▶ RECORDED INFORMATION:
_____

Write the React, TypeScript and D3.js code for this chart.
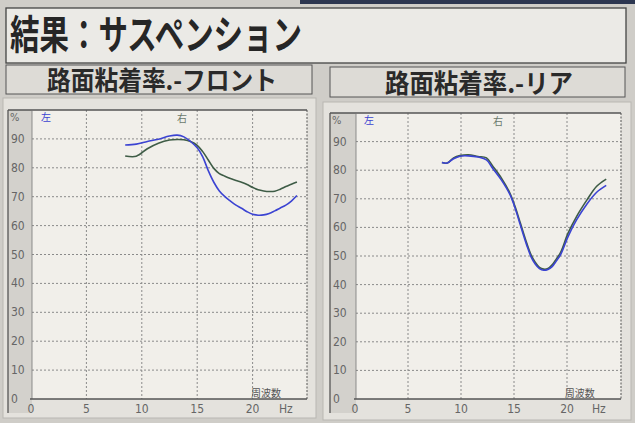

_____

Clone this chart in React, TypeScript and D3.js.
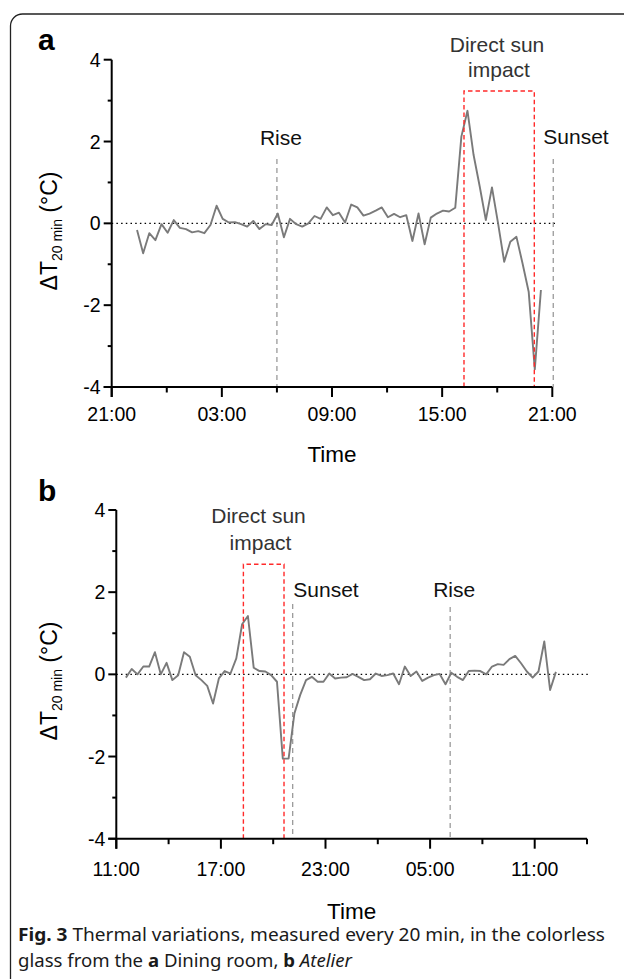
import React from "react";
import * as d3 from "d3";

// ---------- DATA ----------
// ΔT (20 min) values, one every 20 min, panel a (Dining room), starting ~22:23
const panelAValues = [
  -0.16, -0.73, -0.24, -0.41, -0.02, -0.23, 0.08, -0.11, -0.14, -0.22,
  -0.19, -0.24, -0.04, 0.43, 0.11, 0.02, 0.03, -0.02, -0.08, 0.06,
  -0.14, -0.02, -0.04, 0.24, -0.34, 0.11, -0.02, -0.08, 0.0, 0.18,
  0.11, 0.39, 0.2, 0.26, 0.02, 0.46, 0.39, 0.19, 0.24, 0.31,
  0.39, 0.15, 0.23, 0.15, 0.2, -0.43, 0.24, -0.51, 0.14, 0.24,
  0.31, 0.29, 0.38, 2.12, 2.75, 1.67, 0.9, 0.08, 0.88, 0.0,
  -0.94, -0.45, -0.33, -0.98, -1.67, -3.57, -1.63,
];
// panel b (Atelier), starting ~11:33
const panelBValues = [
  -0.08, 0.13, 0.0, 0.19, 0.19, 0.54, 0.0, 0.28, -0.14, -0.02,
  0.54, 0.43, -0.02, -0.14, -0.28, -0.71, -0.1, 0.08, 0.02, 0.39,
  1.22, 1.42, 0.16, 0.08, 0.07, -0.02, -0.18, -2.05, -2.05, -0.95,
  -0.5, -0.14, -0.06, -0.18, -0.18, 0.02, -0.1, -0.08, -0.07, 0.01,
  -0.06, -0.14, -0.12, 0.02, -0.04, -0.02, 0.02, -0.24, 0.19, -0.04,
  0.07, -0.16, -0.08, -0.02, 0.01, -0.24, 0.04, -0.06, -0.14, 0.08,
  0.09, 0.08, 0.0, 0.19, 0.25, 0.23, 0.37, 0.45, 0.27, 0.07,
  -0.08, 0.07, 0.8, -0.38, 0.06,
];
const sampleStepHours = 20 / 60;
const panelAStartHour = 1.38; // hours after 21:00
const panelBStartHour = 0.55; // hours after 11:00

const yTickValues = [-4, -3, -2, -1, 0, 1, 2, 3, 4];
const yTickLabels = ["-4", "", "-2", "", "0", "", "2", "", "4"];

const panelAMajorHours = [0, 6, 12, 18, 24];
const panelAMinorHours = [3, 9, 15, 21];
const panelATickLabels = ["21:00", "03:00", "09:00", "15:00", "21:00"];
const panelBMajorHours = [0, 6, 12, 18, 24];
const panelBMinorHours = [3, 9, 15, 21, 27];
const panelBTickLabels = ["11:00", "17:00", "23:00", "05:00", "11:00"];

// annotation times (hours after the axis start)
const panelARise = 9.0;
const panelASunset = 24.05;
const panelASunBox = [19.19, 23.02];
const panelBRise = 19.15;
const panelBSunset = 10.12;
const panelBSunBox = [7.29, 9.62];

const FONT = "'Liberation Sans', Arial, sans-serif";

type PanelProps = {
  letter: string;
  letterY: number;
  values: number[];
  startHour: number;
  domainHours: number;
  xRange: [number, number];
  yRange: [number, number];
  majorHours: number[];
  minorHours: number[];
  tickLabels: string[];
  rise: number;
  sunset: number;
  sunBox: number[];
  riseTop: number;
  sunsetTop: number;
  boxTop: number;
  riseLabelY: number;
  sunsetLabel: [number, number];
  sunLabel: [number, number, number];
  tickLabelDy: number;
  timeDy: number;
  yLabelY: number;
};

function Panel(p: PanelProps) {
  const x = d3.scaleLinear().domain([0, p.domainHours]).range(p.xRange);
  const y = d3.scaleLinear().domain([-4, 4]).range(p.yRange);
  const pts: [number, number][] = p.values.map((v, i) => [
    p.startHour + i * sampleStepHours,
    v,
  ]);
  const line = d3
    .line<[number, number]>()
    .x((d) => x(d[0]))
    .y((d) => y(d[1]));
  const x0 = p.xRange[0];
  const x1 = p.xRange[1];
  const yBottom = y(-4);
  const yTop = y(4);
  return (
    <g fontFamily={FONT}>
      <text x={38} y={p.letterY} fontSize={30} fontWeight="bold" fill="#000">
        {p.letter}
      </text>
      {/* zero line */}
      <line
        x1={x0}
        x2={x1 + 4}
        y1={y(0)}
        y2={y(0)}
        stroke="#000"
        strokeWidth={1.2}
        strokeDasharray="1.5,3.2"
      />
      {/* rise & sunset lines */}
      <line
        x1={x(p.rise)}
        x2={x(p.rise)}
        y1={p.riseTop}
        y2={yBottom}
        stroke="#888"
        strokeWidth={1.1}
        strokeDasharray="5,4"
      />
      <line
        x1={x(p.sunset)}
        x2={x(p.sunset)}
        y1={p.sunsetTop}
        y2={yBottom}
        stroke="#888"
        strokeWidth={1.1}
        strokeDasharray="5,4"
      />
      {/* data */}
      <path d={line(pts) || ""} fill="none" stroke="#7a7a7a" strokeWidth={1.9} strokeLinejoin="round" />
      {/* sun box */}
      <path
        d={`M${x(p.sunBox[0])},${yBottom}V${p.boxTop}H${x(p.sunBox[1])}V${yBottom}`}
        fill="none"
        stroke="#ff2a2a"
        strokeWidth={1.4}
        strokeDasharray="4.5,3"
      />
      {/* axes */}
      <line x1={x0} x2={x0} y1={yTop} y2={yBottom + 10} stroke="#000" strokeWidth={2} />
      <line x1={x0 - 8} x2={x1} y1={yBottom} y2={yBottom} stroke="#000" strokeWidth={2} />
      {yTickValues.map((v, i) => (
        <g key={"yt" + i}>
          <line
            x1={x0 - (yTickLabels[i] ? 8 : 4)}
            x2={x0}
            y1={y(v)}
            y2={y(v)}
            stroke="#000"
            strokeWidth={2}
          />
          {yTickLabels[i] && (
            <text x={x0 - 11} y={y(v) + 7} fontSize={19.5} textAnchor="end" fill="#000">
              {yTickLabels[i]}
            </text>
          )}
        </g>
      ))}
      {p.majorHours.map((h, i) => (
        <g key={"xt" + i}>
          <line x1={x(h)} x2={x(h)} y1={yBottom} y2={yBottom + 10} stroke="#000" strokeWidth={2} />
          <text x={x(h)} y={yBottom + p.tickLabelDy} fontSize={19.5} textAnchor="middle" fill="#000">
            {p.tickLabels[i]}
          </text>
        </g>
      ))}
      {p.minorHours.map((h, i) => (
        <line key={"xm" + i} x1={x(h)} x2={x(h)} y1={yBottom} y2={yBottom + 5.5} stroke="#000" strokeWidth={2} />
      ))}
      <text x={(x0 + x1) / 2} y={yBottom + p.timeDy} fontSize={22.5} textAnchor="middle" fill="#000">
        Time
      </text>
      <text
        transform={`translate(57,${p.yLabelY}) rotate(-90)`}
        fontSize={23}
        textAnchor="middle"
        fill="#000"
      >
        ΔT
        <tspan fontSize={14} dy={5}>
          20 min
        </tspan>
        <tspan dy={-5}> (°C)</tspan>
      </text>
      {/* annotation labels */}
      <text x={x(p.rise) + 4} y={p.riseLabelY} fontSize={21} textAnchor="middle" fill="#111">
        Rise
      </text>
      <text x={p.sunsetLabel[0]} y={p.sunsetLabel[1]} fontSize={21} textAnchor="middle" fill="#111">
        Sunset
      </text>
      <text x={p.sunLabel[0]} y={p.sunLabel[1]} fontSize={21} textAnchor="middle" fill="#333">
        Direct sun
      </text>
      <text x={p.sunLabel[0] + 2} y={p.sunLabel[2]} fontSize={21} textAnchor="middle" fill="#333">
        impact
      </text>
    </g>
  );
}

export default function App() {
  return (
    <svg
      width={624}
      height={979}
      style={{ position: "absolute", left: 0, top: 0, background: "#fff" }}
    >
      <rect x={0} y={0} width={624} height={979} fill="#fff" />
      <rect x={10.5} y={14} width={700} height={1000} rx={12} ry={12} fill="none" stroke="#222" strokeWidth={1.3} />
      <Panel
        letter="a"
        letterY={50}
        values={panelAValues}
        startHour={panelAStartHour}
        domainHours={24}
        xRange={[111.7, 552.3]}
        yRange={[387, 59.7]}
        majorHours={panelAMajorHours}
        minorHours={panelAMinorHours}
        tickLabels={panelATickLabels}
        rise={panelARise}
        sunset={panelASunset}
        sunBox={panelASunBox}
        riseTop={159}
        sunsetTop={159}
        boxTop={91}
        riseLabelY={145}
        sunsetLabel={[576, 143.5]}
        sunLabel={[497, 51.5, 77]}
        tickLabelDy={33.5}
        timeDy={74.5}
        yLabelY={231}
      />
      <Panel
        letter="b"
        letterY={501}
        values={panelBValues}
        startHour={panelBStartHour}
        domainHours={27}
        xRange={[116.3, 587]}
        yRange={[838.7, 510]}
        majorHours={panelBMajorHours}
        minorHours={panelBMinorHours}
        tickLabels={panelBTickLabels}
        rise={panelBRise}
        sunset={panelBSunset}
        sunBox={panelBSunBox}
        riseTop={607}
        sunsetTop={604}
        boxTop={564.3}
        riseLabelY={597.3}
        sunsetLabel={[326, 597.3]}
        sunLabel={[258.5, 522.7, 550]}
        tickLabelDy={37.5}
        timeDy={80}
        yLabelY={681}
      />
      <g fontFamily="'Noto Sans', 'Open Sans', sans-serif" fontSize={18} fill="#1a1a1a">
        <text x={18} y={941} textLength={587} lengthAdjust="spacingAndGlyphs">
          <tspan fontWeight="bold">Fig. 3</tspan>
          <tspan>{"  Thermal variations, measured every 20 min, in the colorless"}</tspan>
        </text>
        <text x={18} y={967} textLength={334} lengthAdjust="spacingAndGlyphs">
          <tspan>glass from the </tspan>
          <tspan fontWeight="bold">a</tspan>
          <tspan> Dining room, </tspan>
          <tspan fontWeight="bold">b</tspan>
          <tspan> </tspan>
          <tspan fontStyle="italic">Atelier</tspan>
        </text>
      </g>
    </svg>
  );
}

_____

▶ STATED GOAL:
Within the entries above, give again exactly the lines starting at the one that contains "Clone this chart" and ending at the one that contains "import * as", leaving out the pictures.

▶ SOLUTION TO THIS EXERCISE:
Clone this chart in React, TypeScript and D3.js.
import React from "react";
import * as d3 from "d3";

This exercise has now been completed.